After a while though, I got sick of sitting on a 4x4 bench in the sun and I started to suffer. This was eased somewhat by the fact that there was a guy selling hari yeno(cold water) and kossams (yogurt in a bag) in the boat. Also people were really good about sharing any food and stuff. The boat was overall a pleasant journey, especially once I shifted to sit on some sacks of millet instead of the bench.

After the 5hr boat ride, it was only a short walk to Kirtachi itself. I still find it kind of an amazing accomplishment that I, all on my own, was able to travel down an African river, to a village I had only been to once before, where no one speeks any English, alteast 40km from another American, with no cellphone service, and have them provide me with a bed, food, and water to drink and bathe. On top of this I was able to, in a local language which I have barely been speaking a year, carryout a meeting where I negotiated an arrangement for tutors for a young school girl and manage all the financial decisions involved. Like I said before, I really don't see myself having a more stereotypical Peace Corps experience than this.

Kirtachi itself was also awsome. It is gorgeous down there, as you can see from some of the pictures I've posted. It's green. There are trees. There's water. There's sandy beaches. I wish I could have been posted down there. The people were also amazingly nice and thankful. They seemed to actually understand Peace Corps and why we were there. Part of me likes to attribute that to the fact that they are so far from all the NGO/AID work that happens closer to the big cities.

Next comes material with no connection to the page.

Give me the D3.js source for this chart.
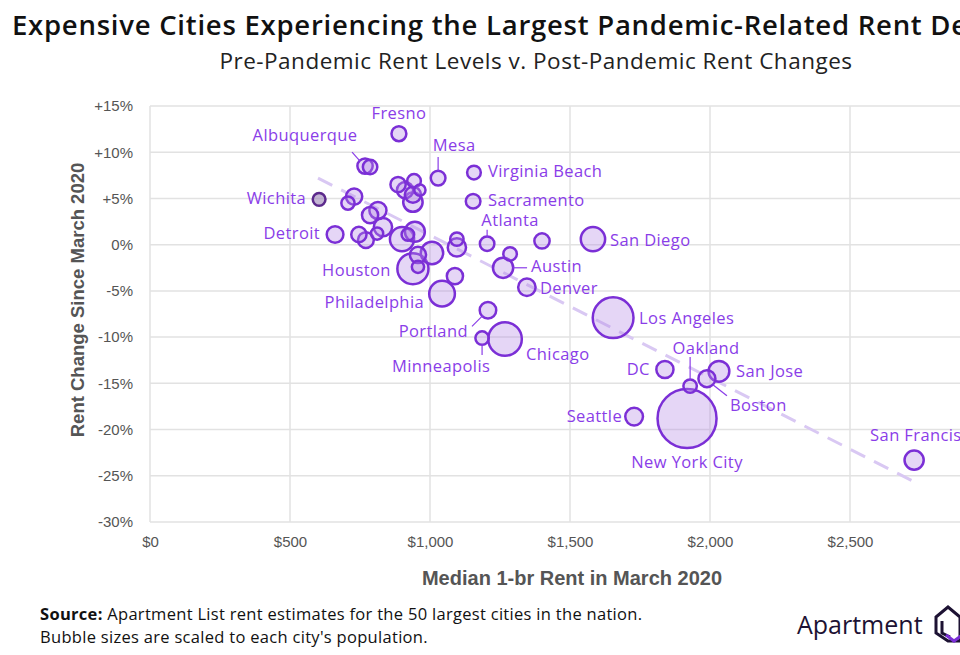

After the meeting I had Wednesday morning with the school teacher getting everything set up, I went and hung out in the market for a while. Mostly I just hung out under a shade hangar until there was a car ready to go. This is the truck I took back. I was riding in the front, squished in with two fat alhajia's (large bitchy women). For the 80km of the laterite road, this was not a pleasant ride. The road was such we had to slowly maneuver around dips and bumps and trees and such. It took us about 5 hours to finally get to Niamey. While I was able to get back to Niamey in one day, I think in the future I will opt to take the boat in the evening after market and just spend the night in Say.

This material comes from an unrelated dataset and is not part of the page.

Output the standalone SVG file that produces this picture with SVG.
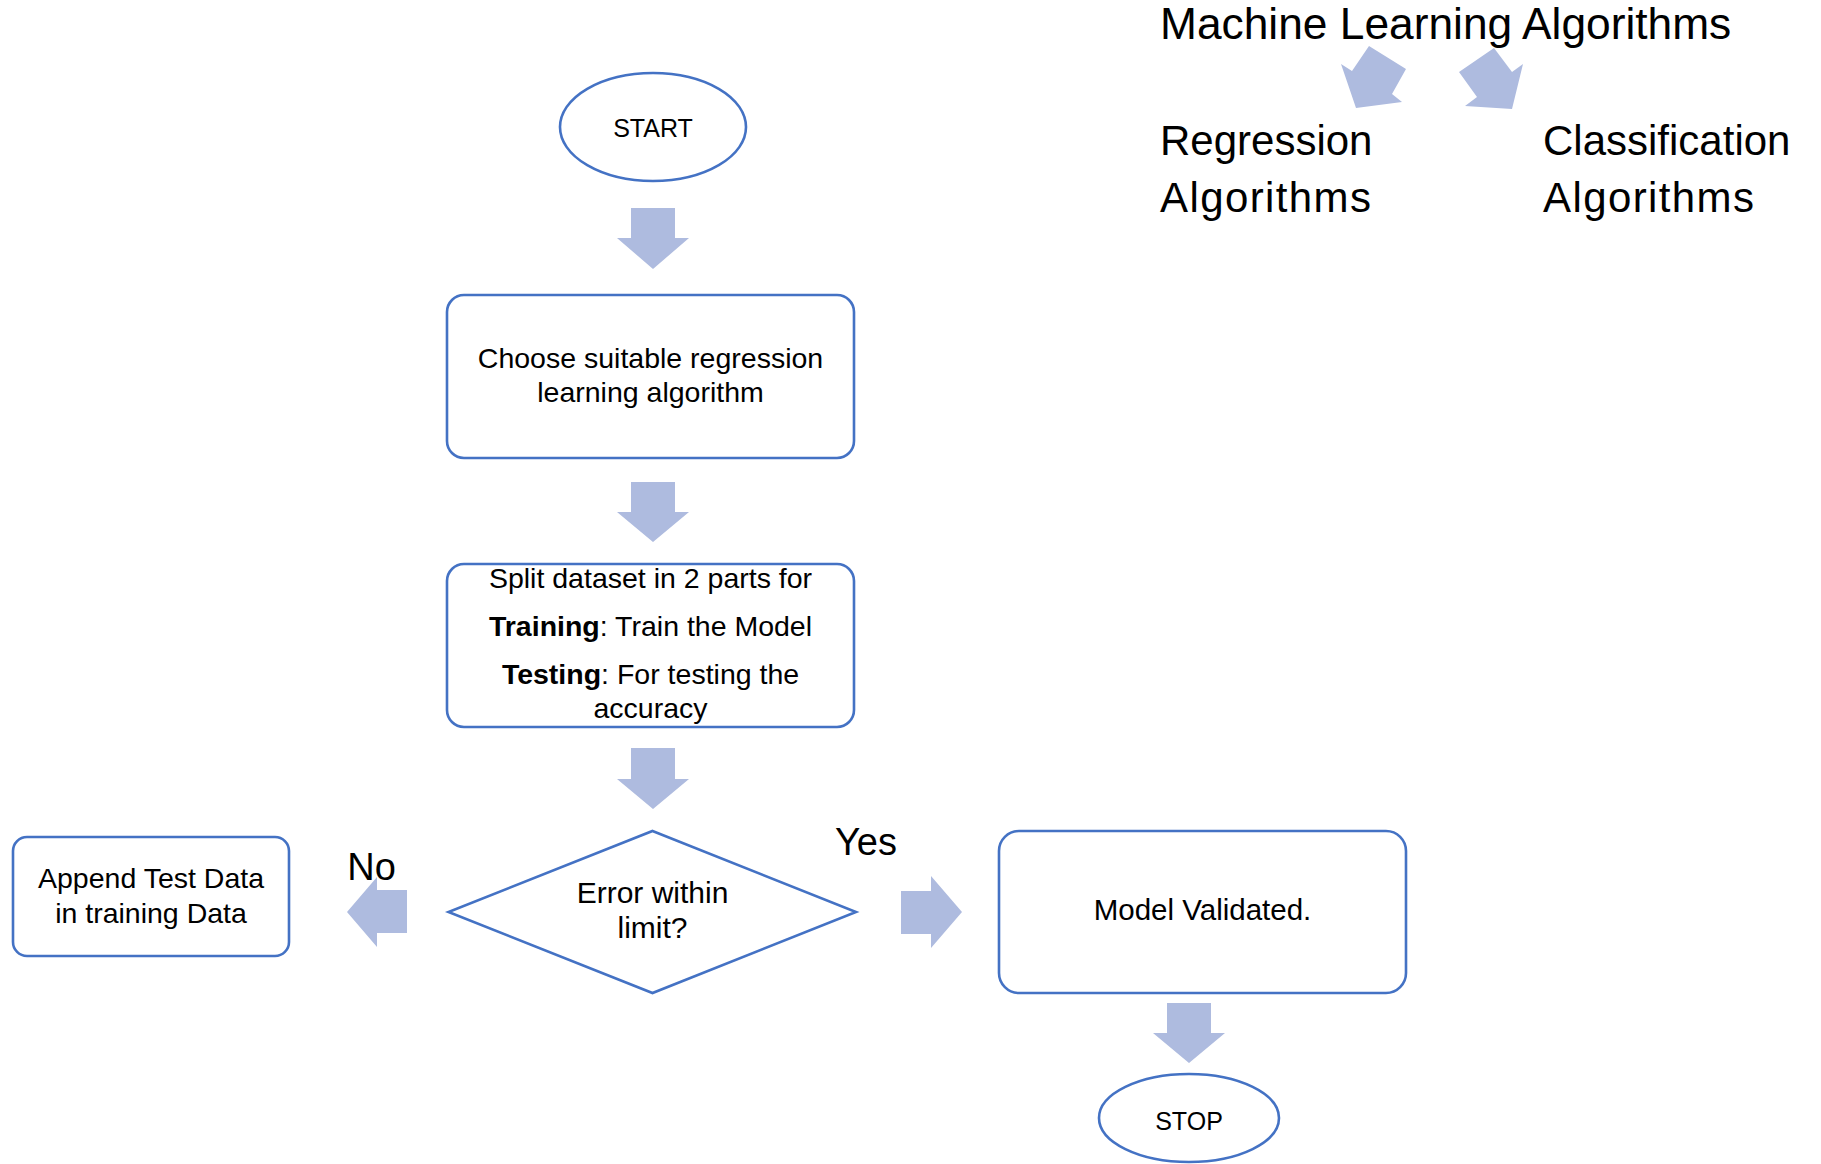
<svg xmlns="http://www.w3.org/2000/svg" width="1821" height="1164" viewBox="0 0 1821 1164">
  <style>
    .shape { fill: #ffffff; stroke: #4472C4; stroke-width: 2.6; }
    .flow { fill: #AEBBDF; stroke: none; }
    text { font-family: "Liberation Sans", Arial, sans-serif; fill: #000000; }
    .node { font-size: 28.5px; text-anchor: middle; }
    .term { font-size: 25px; text-anchor: middle; }
    .branch { font-size: 38px; text-anchor: middle; }
    .title { font-size: 44.3px; }
    .sub { font-size: 42px; }
    .b { font-weight: bold; }
  </style>

  <!-- Algorithm family heading -->
  <g id="ml-heading">
    <text class="title" x="1160" y="39">Machine Learning Algorithms</text>
  </g>
  <g id="regression-algorithms">
    <text class="sub" x="1160" y="155">Regression</text>
    <text class="sub" x="1160" y="211.5" textLength="211" lengthAdjust="spacing">Algorithms</text>
  </g>
  <g id="classification-algorithms">
    <text class="sub" x="1543" y="155">Classification</text>
    <text class="sub" x="1543" y="211.5" textLength="211" lengthAdjust="spacing">Algorithms</text>
  </g>

  <!-- Flowchart nodes -->
  <g id="start">
    <ellipse class="shape" cx="653" cy="127" rx="93" ry="54"/>
    <text class="term" x="653" y="137">START</text>
  </g>

  <g id="choose-algorithm">
    <rect class="shape" x="447" y="295" width="407" height="163" rx="17" ry="17"/>
    <text class="node" x="650.5" y="368">Choose suitable regression</text>
    <text class="node" x="650.5" y="402">learning algorithm</text>
  </g>

  <g id="split-dataset">
    <rect class="shape" x="447" y="564" width="407" height="163" rx="17" ry="17"/>
    <text class="node" x="650.5" y="588">Split dataset in 2 parts for</text>
    <text class="node" x="650.5" y="636"><tspan class="b">Training</tspan>: Train the Model</text>
    <text class="node" x="650.5" y="684"><tspan class="b">Testing</tspan>: For testing the</text>
    <text class="node" x="650.5" y="718">accuracy</text>
  </g>

  <g id="error-check">
    <polygon class="shape" points="652.5,831 856,912 652.5,993 448.5,912"/>
    <text class="node" x="652.5" y="903" style="font-size:30px">Error within</text>
    <text class="node" x="652.5" y="938" style="font-size:30px">limit?</text>
  </g>

  <g id="append-test-data">
    <rect class="shape" x="13" y="837" width="276" height="119" rx="14" ry="14"/>
    <text class="node" x="151" y="888">Append Test Data</text>
    <text class="node" x="151" y="923">in training Data</text>
  </g>

  <g id="model-validated">
    <rect class="shape" x="999" y="831" width="407" height="162" rx="20" ry="20"/>
    <text class="node" x="1202.5" y="920" style="font-size:29.5px">Model Validated.</text>
  </g>

  <g id="stop">
    <ellipse class="shape" cx="1189" cy="1118" rx="90" ry="44"/>
    <text class="term" x="1189" y="1130">STOP</text>
  </g>

  <!-- Block-arrow connectors and branch labels -->
  <g id="connectors">
    <polygon class="flow" points="1369,46 1406,69 1392,94 1402,102 1356,108 1341,64 1352,71"/>
    <polygon class="flow" points="1494,48 1459,72 1477,97 1465,106 1512,109 1523,64 1512,72"/>

    <polygon class="flow" points="631,208 675,208 675,238 689,238 653,269 617,238 631,238"/>
    <polygon class="flow" points="631,482 675,482 675,512 689,512 653,542 617,512 631,512"/>
    <polygon class="flow" points="631,748 675,748 675,779 689,779 653,809 617,779 631,779"/>
    <polygon class="flow" points="1167,1003 1211,1003 1211,1033 1225,1033 1189,1063 1153,1033 1167,1033"/>

    <polygon class="flow" points="407,890 407,933 377,933 377,947 347,912 377,877 377,890"/>
    <polygon class="flow" points="901,891 931,891 931,876 962,912 931,948 931,934 901,934"/>

    <text class="branch" x="371.5" y="880">No</text>
    <text class="branch" x="866" y="855">Yes</text>
  </g>
</svg>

Part of me looks at this experience and how thankful the people were and I am reminded that Peace Corps can do good things. I feel good and want to do more small scale helpful things. On the other hand, part of me feels like anything else I do is going to be frustrating and discouraging and not do any good anyway and I should just walk away with this one highlight awsome experience.

I would say most of us have probably hit a similar mid service hump. I'll just have to seek out more of these fulfilling experiences.

BTW, there's some more pictures posted in my picasa albums.